**** COLLECTED DATA

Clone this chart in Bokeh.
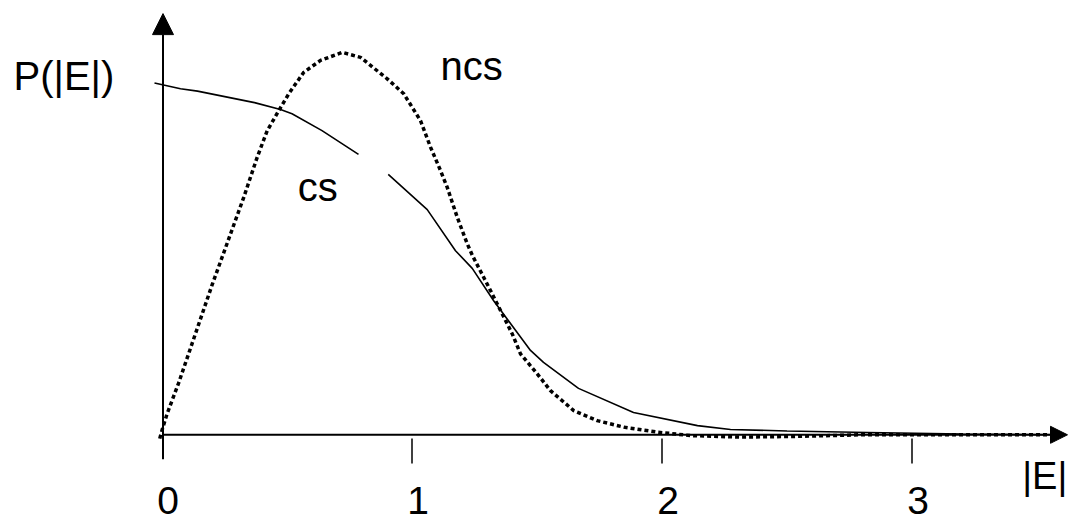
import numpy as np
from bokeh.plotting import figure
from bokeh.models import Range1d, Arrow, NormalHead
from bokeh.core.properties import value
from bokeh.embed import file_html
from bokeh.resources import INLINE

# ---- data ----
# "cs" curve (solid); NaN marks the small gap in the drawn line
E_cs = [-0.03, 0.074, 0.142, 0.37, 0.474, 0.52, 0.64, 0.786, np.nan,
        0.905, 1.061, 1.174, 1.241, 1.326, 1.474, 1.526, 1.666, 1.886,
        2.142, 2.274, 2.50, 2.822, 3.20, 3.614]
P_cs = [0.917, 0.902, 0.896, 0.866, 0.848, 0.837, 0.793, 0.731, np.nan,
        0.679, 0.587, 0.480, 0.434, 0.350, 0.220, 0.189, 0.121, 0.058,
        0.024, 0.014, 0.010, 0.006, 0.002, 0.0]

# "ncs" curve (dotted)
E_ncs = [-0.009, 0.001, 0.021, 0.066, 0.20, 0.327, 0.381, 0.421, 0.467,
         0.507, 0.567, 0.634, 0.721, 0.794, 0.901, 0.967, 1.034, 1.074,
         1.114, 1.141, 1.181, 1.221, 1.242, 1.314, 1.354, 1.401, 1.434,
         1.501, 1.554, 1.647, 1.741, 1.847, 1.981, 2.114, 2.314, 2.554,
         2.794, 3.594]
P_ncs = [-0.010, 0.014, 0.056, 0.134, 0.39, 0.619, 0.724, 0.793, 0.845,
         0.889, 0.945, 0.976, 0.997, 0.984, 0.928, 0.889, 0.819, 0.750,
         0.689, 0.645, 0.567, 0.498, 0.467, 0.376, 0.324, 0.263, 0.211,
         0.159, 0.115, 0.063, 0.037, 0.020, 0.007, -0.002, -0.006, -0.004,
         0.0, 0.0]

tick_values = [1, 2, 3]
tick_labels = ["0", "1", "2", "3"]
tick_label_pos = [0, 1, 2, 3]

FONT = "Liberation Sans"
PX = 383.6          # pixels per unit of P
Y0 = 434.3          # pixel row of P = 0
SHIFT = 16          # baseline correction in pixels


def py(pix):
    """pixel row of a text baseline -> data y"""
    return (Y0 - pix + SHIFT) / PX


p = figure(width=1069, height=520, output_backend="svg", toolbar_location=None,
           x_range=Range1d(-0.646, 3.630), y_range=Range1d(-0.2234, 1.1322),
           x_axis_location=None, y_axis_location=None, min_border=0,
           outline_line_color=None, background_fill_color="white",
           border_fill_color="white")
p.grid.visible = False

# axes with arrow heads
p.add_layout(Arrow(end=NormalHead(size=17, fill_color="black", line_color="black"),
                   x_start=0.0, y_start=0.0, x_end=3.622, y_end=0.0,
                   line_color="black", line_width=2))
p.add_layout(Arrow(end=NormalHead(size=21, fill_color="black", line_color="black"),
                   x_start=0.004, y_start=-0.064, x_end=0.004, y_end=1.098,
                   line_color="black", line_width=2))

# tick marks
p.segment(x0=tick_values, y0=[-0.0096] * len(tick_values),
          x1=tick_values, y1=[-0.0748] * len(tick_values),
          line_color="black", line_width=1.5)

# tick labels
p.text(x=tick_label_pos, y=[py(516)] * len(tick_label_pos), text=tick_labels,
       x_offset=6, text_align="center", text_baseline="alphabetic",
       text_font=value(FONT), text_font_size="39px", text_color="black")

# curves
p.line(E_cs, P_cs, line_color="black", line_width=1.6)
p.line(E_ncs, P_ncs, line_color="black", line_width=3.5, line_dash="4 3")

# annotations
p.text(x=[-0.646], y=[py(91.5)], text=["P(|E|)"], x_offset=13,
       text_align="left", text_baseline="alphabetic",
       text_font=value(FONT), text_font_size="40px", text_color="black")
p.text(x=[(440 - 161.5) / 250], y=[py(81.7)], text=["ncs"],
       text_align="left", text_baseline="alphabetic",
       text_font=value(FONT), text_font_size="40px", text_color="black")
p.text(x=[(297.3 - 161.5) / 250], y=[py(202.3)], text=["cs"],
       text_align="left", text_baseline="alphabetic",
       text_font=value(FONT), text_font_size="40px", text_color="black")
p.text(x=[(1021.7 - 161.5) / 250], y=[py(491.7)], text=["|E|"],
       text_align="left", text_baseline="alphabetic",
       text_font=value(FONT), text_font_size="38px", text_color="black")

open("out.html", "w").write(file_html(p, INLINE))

********

DIRECTIONS |
Write out an exact copy of the listing, first line through the line containing "from bokeh.resources import INLINE", with the pictures left out.

SOLUTION FOR THIS PROBLEM |
Clone this chart in Bokeh.
import numpy as np
from bokeh.plotting import figure
from bokeh.models import Range1d, Arrow, NormalHead
from bokeh.core.properties import value
from bokeh.embed import file_html
from bokeh.resources import INLINE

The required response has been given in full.